Wherever "with" appears in a line, list that line.
____________
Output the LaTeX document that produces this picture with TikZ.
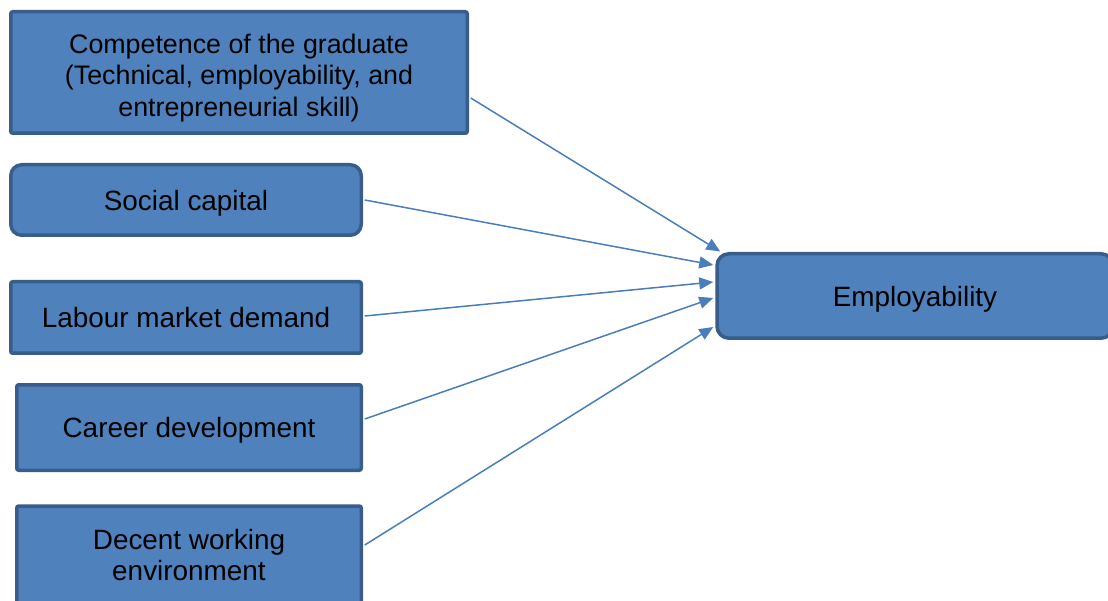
\documentclass[tikz,border=0pt]{standalone}
\usepackage{fontspec}
\setmainfont{Liberation Sans}
\usetikzlibrary{arrows.meta,calc}
\definecolor{boxfill}{HTML}{4F81BD}
\definecolor{boxline}{HTML}{385D8A}
\definecolor{arrowcol}{HTML}{4A7EBB}
\tikzset{
  factor/.style={draw=boxline, fill=boxfill, line width=3.5pt, align=center,
    font=\fontsize{27.9}{31.7}\selectfont, text=black, inner sep=0pt,
    text depth=0pt},
  caption/.style={align=center, text=black, inner sep=0pt},
  link/.style={draw=arrowcol, line width=1.5pt,
    -{Triangle[length=14pt,width=12pt]}}
}
\begin{document}
\begin{tikzpicture}[x=1pt,y=-1pt]
  \clip (0,0) rectangle (1108,601);
  \useasboundingbox (0,0) rectangle (1108,601);

  % factor boxes
  \node[factor, rounded corners=2pt, minimum width=456.5pt, minimum height=121.5pt]
    (comp) at (239,72.5) {};
  \node[caption, font=\fontsize{26.8}{31.7}\selectfont]
    (comptext) at ($(comp.center)+(0,5.5)$)
    {Competence of the graduate\\(Technical, employability, and\\entrepreneurial skill)};
  \node[factor, rounded corners=11pt, minimum width=350.5pt, minimum height=70.5pt]
    (soc) at (186,200) {Social capital};
  \node[factor, rounded corners=2pt, minimum width=350.5pt, minimum height=71.5pt]
    (lab) at (186,317.5) {Labour market demand};
  \node[factor, rounded corners=2pt, minimum width=344.5pt, minimum height=85.5pt]
    (car) at (189,427.5) {Career development};
  \node[factor, rounded corners=2pt, minimum width=344.5pt, minimum height=100pt]
    (dec) at (189,556) {};
  \node[caption, font=\fontsize{27.9}{31.7}\selectfont]
    (dectext) at ($(dec.center)+(0,-1)$) {Decent working\\environment};
  \node[factor, rounded corners=12pt, minimum width=396pt, minimum height=84.5pt]
    (emp) at (915,296) {Employability};

  % influences on employability
  \draw[link] ($(comp.east)+(1.75,25.5)$) -- ($(emp.north west)+(5,-0.5)$);
  \draw[link] ($(soc.east)+(1.75,0)$) -- ($(emp.west)+(-2,-31)$);
  \draw[link] ($(lab.east)+(1.75,-1.5)$) -- ($(emp.west)+(-2,-14)$);
  \draw[link] ($(car.east)+(1.75,-8.5)$) -- ($(emp.west)+(-2,2)$);
  \draw[link] ($(dec.east)+(1.75,-11)$) -- ($(emp.west)+(-2,31)$);
\end{tikzpicture}
\end{document}
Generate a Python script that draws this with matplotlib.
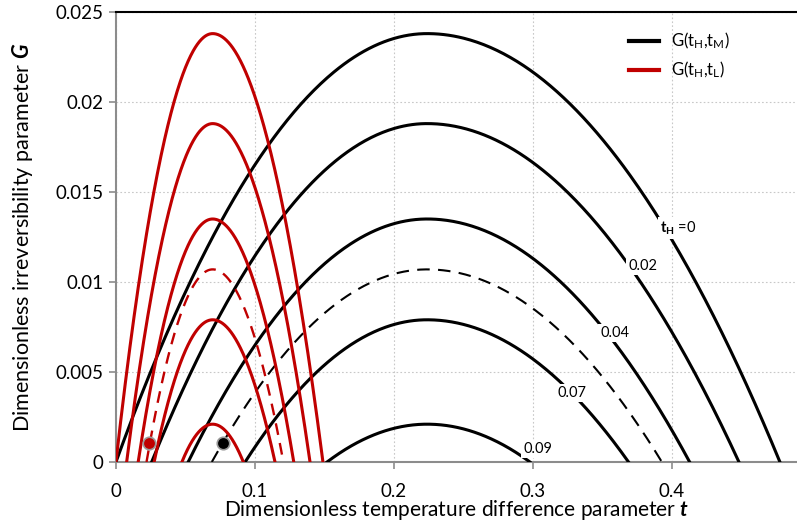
import matplotlib
matplotlib.use('Agg')
import matplotlib.pyplot as plt
import numpy as np

plt.rcParams['font.family'] = ['Lato', 'DejaVu Sans']
plt.rcParams['mathtext.fontset'] = 'custom'
plt.rcParams['mathtext.rm'] = 'Lato'
plt.rcParams['mathtext.it'] = 'Lato:italic'
plt.rcParams['mathtext.bf'] = 'Lato:bold'
plt.rcParams['mathtext.bfit'] = 'Lato:bold:italic'

# peak heights shared by both families (t_H = 0, 0.02, 0.04, dashed, 0.07, 0.09)
G_peak = [0.0238, 0.0188, 0.0135, 0.0107, 0.0079, 0.0021]
dashed = [False, False, False, True, False, False]

# G(t_H, t_M): zero crossings and location of the maximum
tM_start = [0.0, 0.0257, 0.052, 0.069, 0.093, 0.152]
tM_end = [0.478, 0.4485, 0.413, 0.393, 0.369, 0.298]
tM_peak = 0.224

# G(t_H, t_L)
tL_start = [0.0, 0.0077, 0.016, 0.022, 0.0275, 0.0475]
tL_end = [0.149, 0.1397, 0.128, 0.1205, 0.1145, 0.0917]
tL_peak = 0.0696

# operating points
pt_red = (0.024, 0.00104)
pt_black = (0.0773, 0.00104)

# curve labels
lab_text = [r'$\mathbf{t_H}$ =0', '0.02', '0.04', '0.07', '0.09']
lab_t = [0.4046, 0.3794, 0.3593, 0.3283, 0.3038]
lab_G = [0.0130, 0.01089, 0.00717, 0.00383, 0.00072]


def arch(a, b, tp, gp):
    t = np.linspace(a, b, 400)
    w = np.where(t <= tp, tp - a, b - tp)
    return t, gp * (1 - ((t - tp) / w) ** 2)


fig = plt.figure(figsize=(7.97, 5.29), dpi=100)
ax = fig.add_axes([0.1455, 0.1267, 0.8545, 0.8506])

for a, b, g, d in zip(tM_start, tM_end, G_peak, dashed):
    t, G = arch(a, b, tM_peak, g)
    ax.plot(t, G, color='black', lw=1.5 if d else 2.2,
            ls=(0, (6, 4)) if d else '-', zorder=3)

for a, b, g, d in zip(tL_start, tL_end, G_peak, dashed):
    t, G = arch(a, b, tL_peak, g)
    ax.plot(t, G, color='#C00000', lw=1.7 if d else 2.2,
            ls=(0, (5, 3.5)) if d else '-', zorder=4)

ax.plot(*pt_red, 'o', color='#C00000', markersize=9, mec='#9a9a9a', mew=1.2, zorder=6)
ax.plot(*pt_black, 'o', color='black', markersize=9, mec='#9a9a9a', mew=1.2, zorder=6)

for s, x, y in zip(lab_text, lab_t, lab_G):
    ax.text(x, y, s, fontsize=10.5, ha='center', va='center', zorder=7,
            bbox=dict(facecolor='white', edgecolor='none', pad=1.5))

ax.plot([], [], color='black', lw=3, label=r'G(t$_\mathregular{H}$,t$_\mathregular{M}$)')
ax.plot([], [], color='#C00000', lw=3, label=r'G(t$_\mathregular{H}$,t$_\mathregular{L}$)')
h, l = ax.get_legend_handles_labels()
ax.legend(h[-2:], l[-2:], loc='upper left', bbox_to_anchor=(0.753, 0.958), frameon=False,
          borderpad=0, borderaxespad=0, fontsize=12, handlelength=1.8,
          handletextpad=0.75, labelspacing=0.5)

ax.set_xlim(0, 0.4903)
ax.set_ylim(0, 0.025)
ax.set_xticks([0, 0.1, 0.2, 0.3, 0.4])
ax.set_xticklabels(['0', '0.1', '0.2', '0.3', '0.4'])
ax.set_yticks([0, 0.005, 0.01, 0.015, 0.02, 0.025])
ax.set_yticklabels(['0', '0.005', '0.01', '0.015', '0.02', '0.025'])
ax.tick_params(labelsize=13.5, color='#8c8c8c', length=5, width=1.2)
ax.tick_params(axis='x', pad=10)
ax.tick_params(axis='y', pad=4)
ax.grid(True, color='#c8c8c8', ls=(0, (1.5, 2)), lw=0.8)
ax.set_axisbelow(True)

for s in ['left', 'bottom']:
    ax.spines[s].set_color('#8c8c8c')
    ax.spines[s].set_linewidth(1.5)
ax.spines['top'].set_color('black')
ax.spines['top'].set_linewidth(1.5)
ax.spines['right'].set_visible(False)

ax.set_xlabel(r'Dimensionless temperature difference parameter $\mathbfit{t}$', fontsize=15, labelpad=-1)
ax.set_ylabel(r'Dimensionless irreversibility parameter $\mathbfit{G}$', fontsize=15.5, labelpad=15)

fig.savefig('out.png', dpi=100)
____________
Answer for the task:
Output the LaTeX document that produces this picture with TikZ.
Generate a Python script that draws this with matplotlib.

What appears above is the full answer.